WHAT IS REQUIRED =
Return, exactly as written, every line from the first line of the data below through the line that contains "horizon = list(range(1, 50))".

##### DATA SHOWN

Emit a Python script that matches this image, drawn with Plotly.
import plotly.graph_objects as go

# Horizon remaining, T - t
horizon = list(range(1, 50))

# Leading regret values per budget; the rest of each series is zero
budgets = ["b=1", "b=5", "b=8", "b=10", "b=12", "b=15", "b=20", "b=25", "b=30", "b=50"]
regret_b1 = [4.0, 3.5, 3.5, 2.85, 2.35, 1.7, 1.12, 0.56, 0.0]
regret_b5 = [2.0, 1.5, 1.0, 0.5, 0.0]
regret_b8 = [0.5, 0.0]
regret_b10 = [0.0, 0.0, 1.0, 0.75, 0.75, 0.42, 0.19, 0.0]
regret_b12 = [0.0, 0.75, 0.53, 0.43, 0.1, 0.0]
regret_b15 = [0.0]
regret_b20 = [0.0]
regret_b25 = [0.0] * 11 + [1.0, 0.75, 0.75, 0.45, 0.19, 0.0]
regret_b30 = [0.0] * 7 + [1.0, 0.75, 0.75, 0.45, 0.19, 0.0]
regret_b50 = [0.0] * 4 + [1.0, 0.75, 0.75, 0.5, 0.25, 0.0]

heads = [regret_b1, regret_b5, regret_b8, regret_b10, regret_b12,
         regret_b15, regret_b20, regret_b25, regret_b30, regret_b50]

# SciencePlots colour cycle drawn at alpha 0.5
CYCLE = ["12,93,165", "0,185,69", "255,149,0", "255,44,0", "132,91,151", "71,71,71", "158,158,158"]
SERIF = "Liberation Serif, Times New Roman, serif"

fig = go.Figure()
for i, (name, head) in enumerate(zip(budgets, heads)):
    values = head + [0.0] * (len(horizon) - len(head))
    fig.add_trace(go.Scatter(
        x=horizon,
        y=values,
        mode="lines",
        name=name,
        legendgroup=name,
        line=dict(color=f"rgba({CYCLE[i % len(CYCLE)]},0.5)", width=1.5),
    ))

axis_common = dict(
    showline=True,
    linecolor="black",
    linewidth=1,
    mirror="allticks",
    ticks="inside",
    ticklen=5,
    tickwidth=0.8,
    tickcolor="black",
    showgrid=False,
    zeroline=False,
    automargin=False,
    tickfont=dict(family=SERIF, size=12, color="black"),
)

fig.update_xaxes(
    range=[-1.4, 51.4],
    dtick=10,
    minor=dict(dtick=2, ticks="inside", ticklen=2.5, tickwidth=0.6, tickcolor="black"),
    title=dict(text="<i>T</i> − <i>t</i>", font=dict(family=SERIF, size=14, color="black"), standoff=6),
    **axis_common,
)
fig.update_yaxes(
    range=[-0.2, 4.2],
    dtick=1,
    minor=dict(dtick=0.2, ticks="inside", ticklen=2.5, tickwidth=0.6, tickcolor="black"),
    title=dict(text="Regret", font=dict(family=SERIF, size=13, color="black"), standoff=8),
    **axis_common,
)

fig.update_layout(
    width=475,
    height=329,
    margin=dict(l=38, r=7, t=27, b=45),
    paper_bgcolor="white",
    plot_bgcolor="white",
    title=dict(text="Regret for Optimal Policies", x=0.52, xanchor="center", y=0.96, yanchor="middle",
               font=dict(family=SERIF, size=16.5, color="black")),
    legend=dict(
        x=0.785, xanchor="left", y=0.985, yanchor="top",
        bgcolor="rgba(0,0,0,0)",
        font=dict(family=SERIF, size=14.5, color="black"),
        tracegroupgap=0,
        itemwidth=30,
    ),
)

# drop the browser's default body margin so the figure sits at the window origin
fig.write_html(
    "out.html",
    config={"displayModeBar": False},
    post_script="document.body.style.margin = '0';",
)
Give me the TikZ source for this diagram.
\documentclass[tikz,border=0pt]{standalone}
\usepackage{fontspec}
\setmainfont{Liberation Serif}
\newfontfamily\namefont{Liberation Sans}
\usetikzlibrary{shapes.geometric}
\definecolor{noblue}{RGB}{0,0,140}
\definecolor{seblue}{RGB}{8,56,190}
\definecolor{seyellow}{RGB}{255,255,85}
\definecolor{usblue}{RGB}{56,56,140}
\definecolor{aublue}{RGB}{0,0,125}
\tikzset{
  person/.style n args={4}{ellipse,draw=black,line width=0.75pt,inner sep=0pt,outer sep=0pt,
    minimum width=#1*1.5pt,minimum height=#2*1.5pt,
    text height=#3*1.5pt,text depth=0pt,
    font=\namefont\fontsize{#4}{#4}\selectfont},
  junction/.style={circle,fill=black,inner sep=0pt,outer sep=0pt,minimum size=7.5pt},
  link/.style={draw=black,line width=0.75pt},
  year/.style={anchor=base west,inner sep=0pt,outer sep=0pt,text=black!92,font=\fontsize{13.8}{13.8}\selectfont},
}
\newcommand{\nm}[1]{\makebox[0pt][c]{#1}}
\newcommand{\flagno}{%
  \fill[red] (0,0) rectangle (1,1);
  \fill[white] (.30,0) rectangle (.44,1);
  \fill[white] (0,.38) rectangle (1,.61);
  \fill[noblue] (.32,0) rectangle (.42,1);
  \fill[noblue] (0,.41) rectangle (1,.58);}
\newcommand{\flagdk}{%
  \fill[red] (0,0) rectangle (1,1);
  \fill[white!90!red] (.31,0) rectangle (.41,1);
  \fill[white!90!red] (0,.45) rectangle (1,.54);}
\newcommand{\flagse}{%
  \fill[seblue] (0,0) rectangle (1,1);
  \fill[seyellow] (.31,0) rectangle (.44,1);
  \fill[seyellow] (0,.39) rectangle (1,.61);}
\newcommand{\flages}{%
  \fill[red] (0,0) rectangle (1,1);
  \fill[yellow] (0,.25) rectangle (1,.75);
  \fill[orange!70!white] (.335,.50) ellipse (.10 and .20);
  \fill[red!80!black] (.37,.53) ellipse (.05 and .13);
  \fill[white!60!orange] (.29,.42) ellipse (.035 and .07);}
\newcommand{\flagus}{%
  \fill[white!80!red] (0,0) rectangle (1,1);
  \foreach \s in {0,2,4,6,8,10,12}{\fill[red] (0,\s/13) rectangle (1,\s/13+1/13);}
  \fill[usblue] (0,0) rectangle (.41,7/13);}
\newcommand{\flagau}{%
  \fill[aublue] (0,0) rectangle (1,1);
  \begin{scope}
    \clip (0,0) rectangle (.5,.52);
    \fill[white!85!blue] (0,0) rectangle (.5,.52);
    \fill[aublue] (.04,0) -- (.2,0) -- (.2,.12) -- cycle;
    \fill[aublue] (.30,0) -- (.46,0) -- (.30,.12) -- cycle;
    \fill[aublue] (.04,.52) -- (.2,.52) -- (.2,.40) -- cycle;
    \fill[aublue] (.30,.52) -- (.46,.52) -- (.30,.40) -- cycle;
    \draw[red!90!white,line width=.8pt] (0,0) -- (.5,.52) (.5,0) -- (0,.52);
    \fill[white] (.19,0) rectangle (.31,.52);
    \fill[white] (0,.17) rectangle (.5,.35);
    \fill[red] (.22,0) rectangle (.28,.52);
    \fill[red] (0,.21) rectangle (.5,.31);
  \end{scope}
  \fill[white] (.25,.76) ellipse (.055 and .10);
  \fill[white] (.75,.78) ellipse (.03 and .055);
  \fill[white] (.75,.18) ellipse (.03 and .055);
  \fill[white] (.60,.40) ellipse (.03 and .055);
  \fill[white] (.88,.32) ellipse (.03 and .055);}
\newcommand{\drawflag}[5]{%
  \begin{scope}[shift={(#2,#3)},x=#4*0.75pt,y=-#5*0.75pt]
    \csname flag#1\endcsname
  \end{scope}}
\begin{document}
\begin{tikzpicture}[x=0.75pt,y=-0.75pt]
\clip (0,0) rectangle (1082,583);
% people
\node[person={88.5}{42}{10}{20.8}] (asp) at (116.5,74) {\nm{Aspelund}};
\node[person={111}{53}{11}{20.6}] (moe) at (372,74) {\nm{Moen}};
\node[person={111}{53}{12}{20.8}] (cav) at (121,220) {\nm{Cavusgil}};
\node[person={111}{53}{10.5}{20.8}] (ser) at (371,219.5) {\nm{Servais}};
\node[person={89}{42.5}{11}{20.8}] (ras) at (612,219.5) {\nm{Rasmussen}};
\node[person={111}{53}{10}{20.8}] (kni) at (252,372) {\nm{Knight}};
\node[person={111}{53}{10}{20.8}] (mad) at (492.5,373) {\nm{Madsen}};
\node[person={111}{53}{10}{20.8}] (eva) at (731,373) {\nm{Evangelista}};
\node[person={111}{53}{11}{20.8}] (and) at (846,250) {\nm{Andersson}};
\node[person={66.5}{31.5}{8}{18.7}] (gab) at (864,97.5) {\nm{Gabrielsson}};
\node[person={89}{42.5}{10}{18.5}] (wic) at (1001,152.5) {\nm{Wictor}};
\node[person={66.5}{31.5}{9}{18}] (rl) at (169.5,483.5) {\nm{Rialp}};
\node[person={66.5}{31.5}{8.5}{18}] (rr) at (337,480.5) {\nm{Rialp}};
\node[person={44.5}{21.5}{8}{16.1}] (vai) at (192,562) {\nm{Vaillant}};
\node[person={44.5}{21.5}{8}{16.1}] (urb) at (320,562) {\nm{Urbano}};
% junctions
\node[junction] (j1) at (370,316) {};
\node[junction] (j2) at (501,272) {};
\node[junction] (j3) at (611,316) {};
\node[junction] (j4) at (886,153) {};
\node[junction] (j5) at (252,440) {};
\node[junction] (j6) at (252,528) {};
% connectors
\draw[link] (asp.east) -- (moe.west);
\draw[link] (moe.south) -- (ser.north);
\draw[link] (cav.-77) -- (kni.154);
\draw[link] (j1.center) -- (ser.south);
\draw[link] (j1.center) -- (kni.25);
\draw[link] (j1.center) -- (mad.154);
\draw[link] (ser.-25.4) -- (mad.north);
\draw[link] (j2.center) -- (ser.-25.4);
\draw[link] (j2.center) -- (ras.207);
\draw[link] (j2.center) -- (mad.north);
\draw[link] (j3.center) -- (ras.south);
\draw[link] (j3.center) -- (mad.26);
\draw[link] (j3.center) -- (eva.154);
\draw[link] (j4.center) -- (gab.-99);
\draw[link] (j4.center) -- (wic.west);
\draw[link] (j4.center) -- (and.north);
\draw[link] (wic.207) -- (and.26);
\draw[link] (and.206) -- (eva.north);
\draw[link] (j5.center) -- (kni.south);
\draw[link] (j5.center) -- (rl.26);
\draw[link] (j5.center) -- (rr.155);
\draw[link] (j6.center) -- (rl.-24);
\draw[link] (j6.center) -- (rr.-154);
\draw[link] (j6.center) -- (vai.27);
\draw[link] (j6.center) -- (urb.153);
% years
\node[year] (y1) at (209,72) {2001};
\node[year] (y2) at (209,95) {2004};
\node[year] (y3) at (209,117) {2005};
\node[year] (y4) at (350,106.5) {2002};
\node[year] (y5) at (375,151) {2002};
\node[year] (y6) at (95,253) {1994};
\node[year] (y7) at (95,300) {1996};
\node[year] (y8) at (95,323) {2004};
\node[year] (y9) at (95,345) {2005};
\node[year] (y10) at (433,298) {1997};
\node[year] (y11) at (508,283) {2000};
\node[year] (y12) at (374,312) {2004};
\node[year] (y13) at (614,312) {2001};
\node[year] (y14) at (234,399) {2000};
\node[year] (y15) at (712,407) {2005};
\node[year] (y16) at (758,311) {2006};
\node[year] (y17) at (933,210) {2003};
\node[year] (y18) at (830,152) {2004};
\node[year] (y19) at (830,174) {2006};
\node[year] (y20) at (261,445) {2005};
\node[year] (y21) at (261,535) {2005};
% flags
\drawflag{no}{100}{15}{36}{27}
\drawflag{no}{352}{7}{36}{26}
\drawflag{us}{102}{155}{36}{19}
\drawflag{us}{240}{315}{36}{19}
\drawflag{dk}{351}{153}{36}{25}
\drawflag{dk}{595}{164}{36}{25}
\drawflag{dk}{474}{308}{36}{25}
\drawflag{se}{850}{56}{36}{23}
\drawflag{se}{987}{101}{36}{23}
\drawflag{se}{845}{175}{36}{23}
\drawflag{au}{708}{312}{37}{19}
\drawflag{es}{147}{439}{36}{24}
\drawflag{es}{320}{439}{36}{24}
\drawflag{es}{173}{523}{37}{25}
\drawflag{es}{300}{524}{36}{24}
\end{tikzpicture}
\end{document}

##########

REPLY =
Emit a Python script that matches this image, drawn with Plotly.
import plotly.graph_objects as go

# Horizon remaining, T - t
horizon = list(range(1, 50))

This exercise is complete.